Méduse
Sur le plan humain et sociologique, chaque jour à Happy Time apporte son lot de découvertes. La dernière en date, c'est Méduse.
J'étais à mon poste depuis une petite heure, à me faire chier comme c'est pas possible, à ranger et réorganiser tout le magasin et tout remettre dans l'état initial quand elle est arrivée.
Chouette, je me suis dit, elle a des chips à la main, alors avec un peu de chance elle va se goinfrer et pas faire chier, et avec beaucoup de chance elle va m'en offrir.
Et en posant ses affaires, Méduse a entamé la conversation. Pas un bonjour, non, elle va directement au coeur du problème, et avec une voix entre Courtney Love et Fran Drescher, la classe et le glamour en moins, elle a attaqué :
C'est là que j'ai compris que moi aussi j'aurais sûrement été mieux si en effet elle avait eu la bonne idée de ne pas venir.
Je me dis que la journée va être loooongue, si je la laisse me parler, alors, en bénissant l'inventeur de la chaise à roulettes, je me tourne à son opposé.
No eye contact et tout ira bien.
Là où je n'ai pas de bol, c'est que Méduse a plein d'amis dans ce coin, et à chaque fois que quelqu'un passe, elle repart de plus belle avec sa voix de crécelle égosillée, fait chier, elle a la crève, elle voulait pas venir, merde, et hier soir elle a mangé tard... Tout le monde compatit, mais personne ne reste à proximité.
Comme il n'y a personne et qu'elle a compris que pour la conversation, fallait pas trop compter sur moi, elle finit par se calmer.

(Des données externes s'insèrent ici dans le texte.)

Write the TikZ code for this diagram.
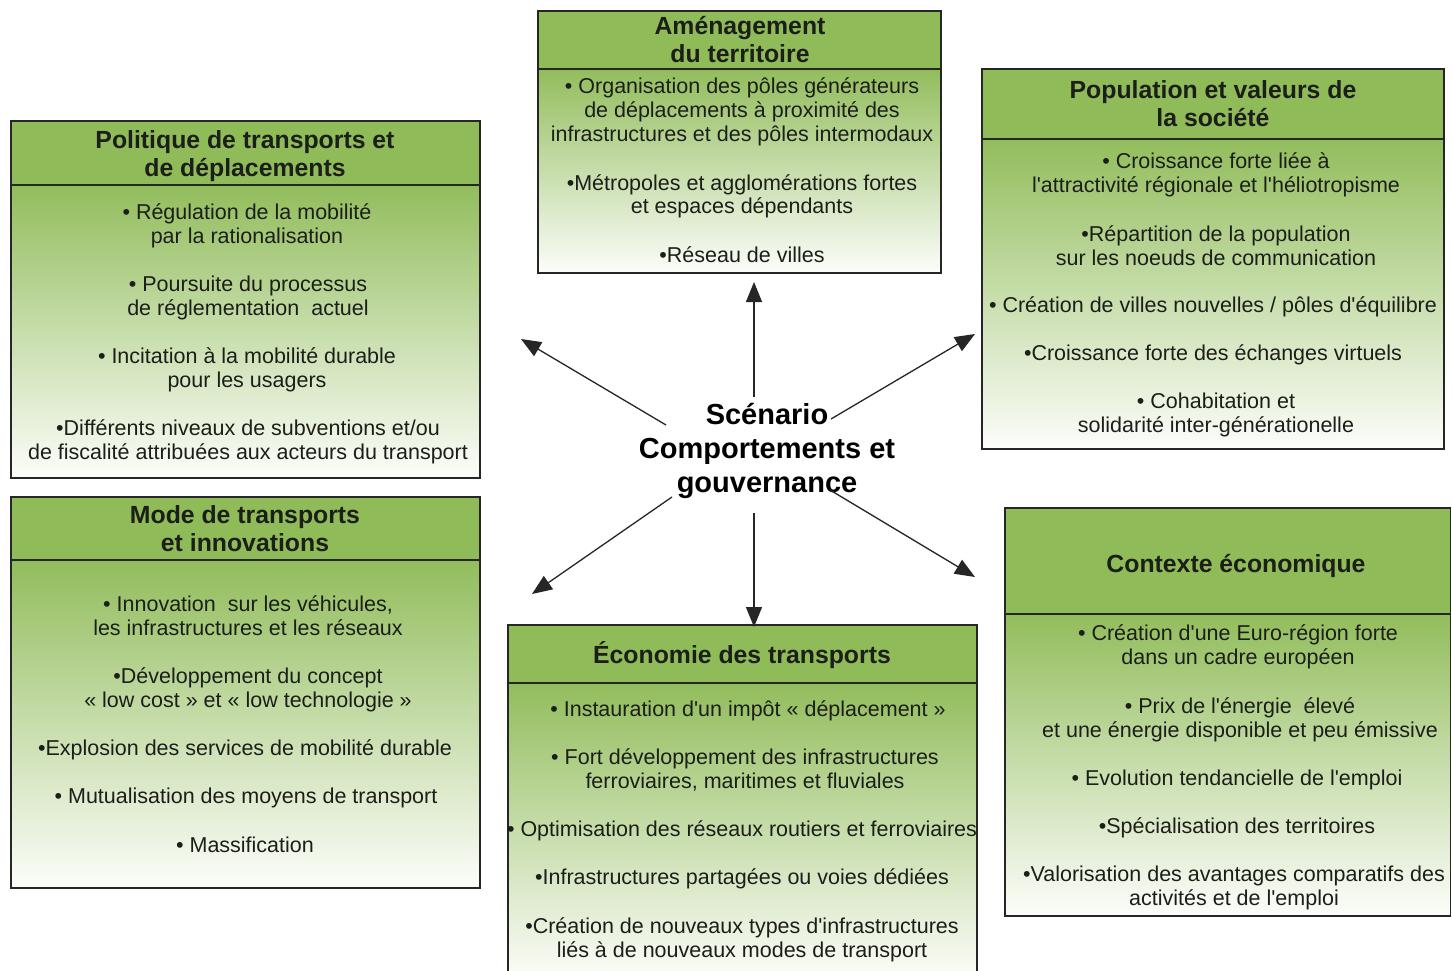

Quand arrive l'heure de son déjeuner, elle se lève et se prépare. Le mouvement me fait tourner la tête, pour voir ce qu'il se passe. Là, je vois Méduse debout, dans un geste plein de grâce et de féminité écarter les jambes et se gratter vigoureusement la chatte.
Ahhhhhhh, cha fait du bien, ché bon, hein Méduse ?
Du coup, toute la journée, je me suis promené dans Happy Time. Et à chaque fois que je croisais ma chef par hasard, je lui demandais si je ne pouvais pas changer de poste. Comme il n'y avait personne là où j'étais, peut-être qu'on avait besoin de moi ailleurs, hein, s'il te plaît Délivrance, dis oui dis oui dis oui !
Et c'est dingue le nombre de fois qu'on peut croiser quelqu'un par hasard, quand on va dans son bureau !
A chaque fois que je revenais à ma place, elle m'énervait un peu plus, à se plaindre qu'il y a trop de boulot, et pas assez de clients, et que les horaires sont mal faits, et que c'est pas juste que le rayon Hommes de Happy Time devienne plus important que le rayon Femmes, et que ceci, et que cela, tout ça ponctué d'élégants jurons.
On atteint le pire au moment où elle me force à prendre le numéro d'un collègue moche qui passait par là.
- Euuuuh... Ah.... Oui, mais j'ai pas de papier, c'est con la vie...
- Roooh, mais si, tiens, prends une facture ! (Avec un grand sourire, toute fière de sa bonne action).
Finalement, après qu'elle a eu la bonne idée de raconter à Délivrance que merde elle avait pas envie de v'nir c'matin, fait chier, elle a eu pitié de moi et m'a envoyé finir la journée sous d'autres cieux plus cléments.
Procellus, ou les collègues c'est vraiment de la merde.